CI runs the RLS isolation test on every push. A red gate blocks merge. There is no merge-with-failing-tests escape valve.
New tables and policies extend the RLS test as part of their PR. A migration that adds a table without a corresponding test row is rejected. The migration linter (pnpm migrate:lint) checks structurally; the test verifies behaviorally.
Consequences
Easier:
- A single engineer + AI agents can confidently refactor — the tests are the safety net
- Multi-tenancy correctness is observable and continuous, not a hopeful claim
- Onboarding a new feature follows a predictable path
- The test suite is the spec; documentation drift is bounded
Harder:
- Velocity is tighter; you can’t merge an idea, you have to merge a verified idea
- Setting up the RLS test harness (real Postgres in CI) is upfront cost — paid once, used forever
- Mocked tests are not allowed for the data layer (we know from internalize what mocked-DB tests cost)
Trip-wires
We reconsider this stance only if:
- A test-first practice provably blocks an urgent fix that has no other path forward (write the post-mortem; the answer is probably “we didn’t have the right test infrastructure,” not “TDD is wrong”)
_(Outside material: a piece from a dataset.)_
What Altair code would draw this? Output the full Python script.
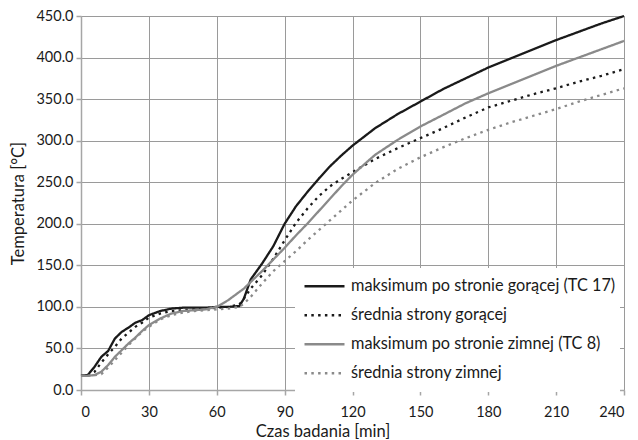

- The RLS isolation test fails in CI more than twice in a quarter (this signals our policy-writing process is too error-prone — see ADR 0002 trip-wires)
Alternatives considered
- Test-after development with a test target. Looser; matches what most teams do; doesn’t give the same confidence at our scale of ambition (multi-tenant on shared infra). Not enough.
- Property-based testing over example-based. Genuinely better in some places (RLS isolation could use it). We adopt it where it fits, but the default is example-based for clarity.
- Mocked DB tests for speed. Rejected. Internalize already documented what mocked-Supabase tests cost. The DB is shared infrastructure; we test against the real thing.